En hiver, il n’est pas rare que la stratosphère polaire soit affligée par une hausse intense et brutale de la température. Ces événements puissants – nommés réchauffements stratosphériques soudains – se produisent en moyenne tous les 2 ans, et font partie de la variabilité naturelle du climat. Étonnamment, ils avaient disparu pendant près de 10 ans à la fin du 20e siècle. Une période probablement sans précédent depuis 1850 qui n’a pas encore révélé tous ses secrets.
Quelques notions de base
Les réchauffements stratosphériques soudains (SSWs pour l’acronyme anglais) sont des événements naturels caractérisés par un réchauffement intense et brutal de la stratosphère. Ils se produisent exclusivement en saison froide. La masse d’air glacial et tourbillonnant – appelée vortex polaire – qui occupe le pôle à cette période se voit alors fortement déstructurée. Le vortex finit par s’effacer lors des événements les plus violents.
Ce bouleversement de la circulation dans la haute atmosphère tend à se propager vers la surface où il influence le temps sensible jusqu’à plusieurs semaines – en particulier dans le secteur nord-atlantique. Par conséquent, la prévisibilité météorologique est généralement majorée. D’où l’intérêt porté à ces phénomènes. On en compte en moyenne 1 tous les 2 ans. Notons qu’ici nous ne parlerons que des réchauffements majeurs, c’est-à-dire les plus vigoureux d’un point de vue dynamique.
La variabilité stratosphérique avant 1950
La fréquence des SSWs possède une variabilité décennale marquée. En particulier, entre 1989 et 1998, aucun n’a été recensé. Il s’agit là d’une période unique, sans équivalent dans les observations. Toutefois, ces dernières se basent fortement sur des données satellitaires, uniquement disponibles depuis les années 1970. Ainsi, plus l’on remonte dans le temps, plus les incertitudes s’accentuent. À tel point qu’avant 1950, il n’existe pas d’estimation robuste de la fréquence des réchauffements stratosphériques soudains.
Dans une étude parue le 4 mars 2019 dans la revue JGR Atmospheres, une chercheuse a proposé une méthode ingénieuse pour remonter à la variabilité des SSWs avant 1950. En effet, puisqu’ils tendent à moduler la circulation atmosphérique en surface, il serait théoriquement possible d’utiliser cette dernière pour en déduire quand un réchauffement de la stratosphère s’est produit.
L’indice de l’oscillation nord-atlantique – NAO – résume bien la variabilité météorologique.
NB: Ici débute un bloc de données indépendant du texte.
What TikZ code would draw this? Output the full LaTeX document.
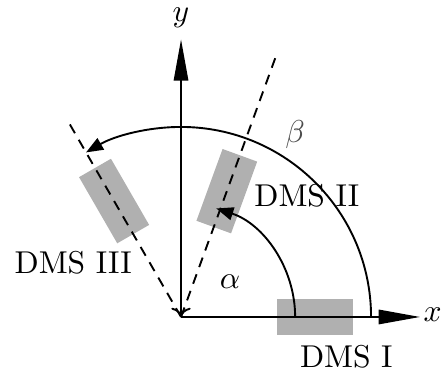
\documentclass[tikz,border=0pt]{standalone}
\usepackage{tikz}
\usetikzlibrary{arrows.meta, positioning}
\usepackage{amsmath, amssymb}
\usepackage{xcolor}
\definecolor{dmsgray}{RGB}{176, 176, 176}

\begin{document}
\begin{tikzpicture}[
      line width=0.6pt,
      gauge/.style={rectangle, fill=dmsgray, inner sep=0pt, minimum width=0.85cm, minimum height=0.41cm},
      axis/.style={-{Triangle[length=4.6mm, width=1.6mm]}},
      angarr/.style={-{Triangle[length=1.9mm, width=1.45mm]}},
      guide/.style={dash pattern=on 3.2pt off 2.4pt},
      lbl/.style={font=\normalsize, inner sep=0pt}
    ]
      \useasboundingbox (-2.015, -0.579) rectangle (2.938, 3.528);

      \coordinate (O) at (0, 0);
      \coordinate (X) at (2.66, 0);
      \coordinate (Y) at (0, 3.09);
      \coordinate (G2) at (70:3.08);
      \coordinate (G3) at (120:2.53);
      \coordinate (A0) at (1.27, 0);
      \coordinate (B0) at (2.115, 0);

      \node[gauge] (S1) at (0:1.49) {};
      \node[gauge, rotate=70] (S2) at (70:1.49) {};
      \node[gauge, rotate=120] (S3) at (120:1.49) {};

      \draw[guide] (O) -- (G2);
      \draw[guide] (O) -- (G3);

      \draw[axis] (O) -- (X);
      \draw[{Triangle[length=4.6mm, width=1.6mm]}-{To}] (Y) -- (O);

      \draw[angarr] (A0) arc[start angle=0, end angle=72, radius=1.27];
      \draw[angarr] (B0) arc[start angle=0, end angle=120, radius=2.115];

      \node[lbl] (xl) at (2.80, 0.02) {$x$};
      \node[lbl] (yl) at (0, 3.33) {$y$};
      \node[lbl] (al) at (0.545, 0.39) {$\alpha$};
      \node[lbl, black!70] (bl) at (1.27, 2.03) {$\beta$};

      \node[lbl] (L1) at (1.84, -0.44) {DMS I};
      \node[lbl] (L2) at (1.40, 1.35) {DMS II};
      \node[lbl] (L3) at (-1.20, 0.60) {DMS III};
    \end{tikzpicture}
\end{document}
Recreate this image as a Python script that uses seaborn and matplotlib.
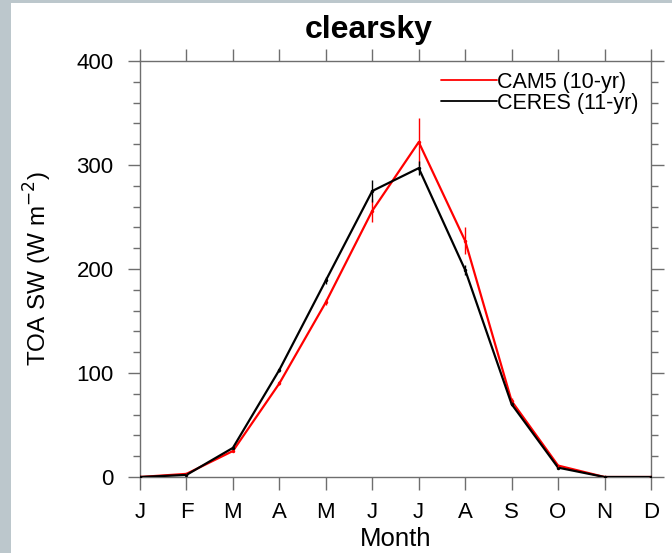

Il a notamment l’avantage de se baser sur la pression de surface, variable observée à grande échelle depuis plusieurs siècles. La scientifique a ainsi pu inférer le nombre de SSW par hiver de 1850 jusqu’à nos jours. Précisons que les réchauffements qui ne se sont pas propagés jusqu’en surface n’ont évidemment pas pu être détectés. Malgré ce biais, les comparaisons avec la période récente montrent que la méthode permet d’obtenir un bon accord.
Une décennie exceptionnelle
Les résultats obtenus confirment que la décennie 1990 présente une absence de réchauffement stratosphérique sans précédent. Néanmoins, il n’apparaît aucune tendance à long terme. Le comportement des SSWs en ce début de 21e siècle s’avère finalement très proche de celui estimé au début du 20e siècle. En fait, la série est essentiellement marquée par une importante variabilité décennale à multi-décennale.
L’origine précise de l’anomalie des années 1990 n’est pas identifiée. Deux hypothèses qui ne s’excluent pas mutuellement sont avancées. Il pourrait simplement s’agir d’une propriété de la variabilité interne au système climatique, capable de se déréguler spontanément. Aussi, la diminution de la couche d’ozone a probablement renforcé le vortex à cette période, ce qui aurait réduit la probabilité d’occurrence de SSWs.